On en arrive direct aux deux meilleurs films du festival selon nous, Les garçons sauvages de Bertrand Mandico et Laissez bronzer les cadavres de Hélène Cattet et Bruno Forzani, deux œuvres très dissemblables mais réunies par une même communauté d'esprit en même temps que par la présence commune de l'actrice Elina Löwensohn. Le premier, croisement libre du roman de Burroughs avec L'île au trésor de Stevenson, voyage sensoriel, érotique et onirique totalement immersif pousse à son apogée les recherches esthétiques de Mandico sous le format court-métrage depuis maintenant vingt ans. Changement d'orientation en revanche pour Cattet-Forzani, qui surprend son monde en délaissant l'univers post-giallo de leurs deux premiers films pour le polar violent mâtiné d'ambiance western. Adaptation très personnelle de Jean-Patrick Manchette, Laissez bronzer... explose littéralement les yeux de séquences hallucinées, utilisant à merveille son décor aride et bombardant les sens d'images fétichistes, ésotériques et solaires. On reparlera bientôt plus en détail de ces deux petites bombes.

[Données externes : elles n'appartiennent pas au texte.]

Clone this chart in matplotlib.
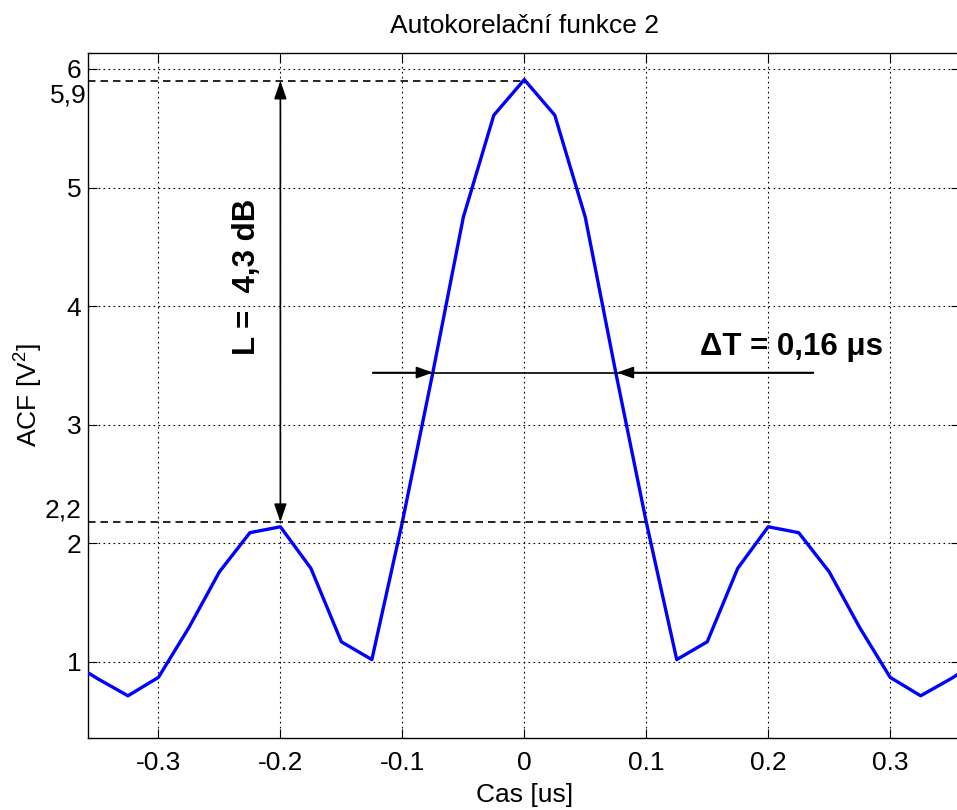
import numpy as np
import matplotlib
matplotlib.use("Agg")
import matplotlib.pyplot as plt
from matplotlib.transforms import blended_transform_factory

plt.rcParams['font.family'] = ['Liberation Sans', 'DejaVu Sans']
plt.rcParams['mathtext.fontset'] = 'custom'
plt.rcParams['mathtext.rm'] = 'Liberation Sans'
plt.rcParams['axes.unicode_minus'] = False

# delay axis [us] and autocorrelation values [V^2]
tau = [-0.375, -0.35, -0.325, -0.3, -0.275, -0.25, -0.225, -0.2, -0.175, -0.15,
       -0.125, -0.1, -0.075, -0.05, -0.025, 0.0, 0.025, 0.05, 0.075, 0.1,
       0.125, 0.15, 0.175, 0.2, 0.225, 0.25, 0.275, 0.3, 0.325, 0.35, 0.375]
acf = [1.02, 0.86, 0.715, 0.87, 1.29, 1.76, 2.09, 2.14, 1.79, 1.17,
       1.02, 2.18, 3.44, 4.75, 5.61, 5.91, 5.61, 4.75, 3.44, 2.18,
       1.02, 1.17, 1.79, 2.14, 2.09, 1.76, 1.29, 0.87, 0.715, 0.86, 1.02]

xticks = [-0.3, -0.2, -0.1, 0, 0.1, 0.2, 0.3]
xticklabels = ['-0.3', '-0.2', '-0.1', '0', '0.1', '0.2', '0.3']
yticks = [1, 2, 3, 4, 5, 6]

peak_level = 5.9      # main lobe
side_level = 2.18     # first side lobe
half_level = 3.44     # width marker
t_left, t_right = -0.075, 0.076

fig = plt.figure(figsize=(9.57, 8.10), dpi=100)
ax = fig.add_axes([88.3 / 957, 72 / 810, 872 / 957, 685.3 / 810])

ax.plot(tau, acf, color='#0000ff', lw=2.4, zorder=3)

ax.set_xlim(-0.3575, 0.3575)
ax.set_ylim(0.359, 6.137)
ax.set_xticks(xticks)
ax.set_xticklabels(xticklabels)
ax.set_yticks(yticks)
ax.tick_params(direction='in', length=6.5, width=0.8, labelsize=19,
               top=True, right=True)
ax.tick_params(axis='x', pad=9)
ax.tick_params(axis='y', pad=5)
ax.grid(True, color='black', lw=0.8, linestyle=(0, (1.5, 3)))
for s in ax.spines.values():
    s.set_linewidth(1.0)

ax.set_title('Autokorelační funkce 2', fontsize=19, pad=14)
ax.set_xlabel('Cas [us]', fontsize=19, labelpad=6)
ax.set_ylabel('ACF [V$^2$]', fontsize=19, labelpad=16)

# reference levels of main and side lobe
dash = dict(color='black', lw=1.2, linestyle=(0, (4.5, 3)), zorder=4)
ax.plot([-0.3575, 0.0], [peak_level, peak_level], **dash)
ax.plot([-0.3575, 0.205], [side_level, side_level], **dash)

tr = blended_transform_factory(ax.transAxes, ax.transData)
ax.text(-0.002, 5.78, '5,9', transform=tr, ha='right', va='center', fontsize=19)
ax.text(-0.008, 2.28, '2,2', transform=tr, ha='right', va='center', fontsize=19)

# side lobe level arrow
ax.annotate('', xy=(-0.2, side_level), xytext=(-0.2, peak_level),
            arrowprops=dict(arrowstyle='<|-|>,head_length=1.1,head_width=0.38',
                            mutation_scale=10, color='black', lw=1.2,
                            shrinkA=0, shrinkB=0), zorder=5)
ax.text(-0.227, 4.25, 'L =  4,3 dB', rotation=90, ha='center', va='center',
        fontsize=22.5, fontweight='bold')

# main lobe width arrows
ax.plot([-0.124, 0.237], [half_level, half_level], color='black', lw=1.2, zorder=4)
arr = dict(arrowstyle='-|>,head_length=1.0,head_width=0.36', mutation_scale=10,
           color='black', lw=1.2, shrinkA=0, shrinkB=0)
ax.annotate('', xy=(t_left, half_level), xytext=(-0.124, half_level),
            arrowprops=arr, zorder=5)
ax.annotate('', xy=(t_right, half_level), xytext=(0.237, half_level),
            arrowprops=arr, zorder=5)
ax.text(0.219, 3.656, 'ΔT = 0,16 μs', ha='center', va='center',
        fontsize=22.5, fontweight='bold')

fig.savefig('out.png', dpi=100)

Au rayon musical, impossible de faire l'impasse sur plusieurs rencontres exceptionnelles. Invité dans le cadre de l'exposition sur les « génies dilettantes » de l'Allemagne post-punk, Klaus Maeck, producteur, réalisateur, mais aussi disquaire et manager d'Einstruzende Neubauten, nous présentait deux incontournables de l'époque. B-Movie : Lust and Sound in West Berlin 1979-1989 (2015) et Decoder (1984) de Muscha peuvent se voir comme deux films complémentaires, l'un documentaire sur la scène underground, l'autre fiction orwellienne tournée dans l'urgence, inspirée par la Révolution électronique de Burroughs (encore) et dotée d'une BO de Soft Cell, The The et Psychic TV. Les éditions Potemkine et l'association Monokini nous ont également offert une performance inédite en hommage à Kenneth Anger. En effet, le décor coloré de la chapelle des carmélites a accueilli une projection multiple de Inauguration of the pleasure dome (1954) avec rien de moins que deux copies 16mm passées en mode split-screen sur la partition originale supprimée pour des raisons de droits. Mystique et prenant. On ne présente plus Pacôme Thiellement, spécialiste de la culture pop et déjà invité d'honneur à la dernière édition en compagnie de son complice Thomas Bertay. Une bien curieuse expérience au théâtre Garonne qui passait sur une journée l'intégrale de leurs vidéos expérimentales signés depuis 14 ans sous le binôme Le dispositif. L'intégralité, ça voulait 52 épisodes sur 8h de projection non stop (!) entre 12h et 20h. Basée sur le principe du Found Footage, chaque émission est une entreprise de décodage poétique d'images de toutes provenances, qui nous conte une sorte d'Histoire parallèle du 20ème siècle. Occulte et passionnant. C'est avec l'humour et l'érudition qui le caractérisent que Thiellement nous a présenté son dernier opus, La victoire des sans-rois, ouvrage définitif sur la gnose, théorie alternative à l'histoire officielle de la religion chrétienne, qui a marqué une génération entière d'artistes de la contre-culture, de John Lennon a Philip K. Dick.
On a terminé cette sélection en beauté avec les versions restaurées des premiers courts-métrages de David Lynch à l'American Cosmograph. Alors oui, c'est vrai, on reparle beaucoup de Lynch en ce moment, jusqu'à l'overdose depuis la saison 3 de Twin Peaks. Mais quand même, quelle surprise de voir ce record d'affluence ! D'où venaient tous ces spectateurs dont certains n'étaient même pas chauves ? Il y a quelque chose de stupéfiant à découvrir le pouvoir intact de ce cinéma intemporel, et qui paraît aujourd'hui comme hier surgi de nulle part. Inutile de décrire à nouveau Six Men Getting Sick (1966), The Alphabet (1968), The Grandmother (1970), The Amputee (1974) et Premonitions Following an Evil Deed (1995). Tableaux mouvants, expériences plastiques sans équivalent, poèmes cosmiques et lyriques à nul autre pareil, ils sont avec Eraserhead (1977), aussi ressorti en copie numérisée pour l'occasion, cette déclaration ultime d'un art total, sans limitation, expérimental mais pourtant profondément émouvant, en prise directe avec le fondement même de l'humain. Lynch en père spirituel de cette édition ? Oui, sans hésitation.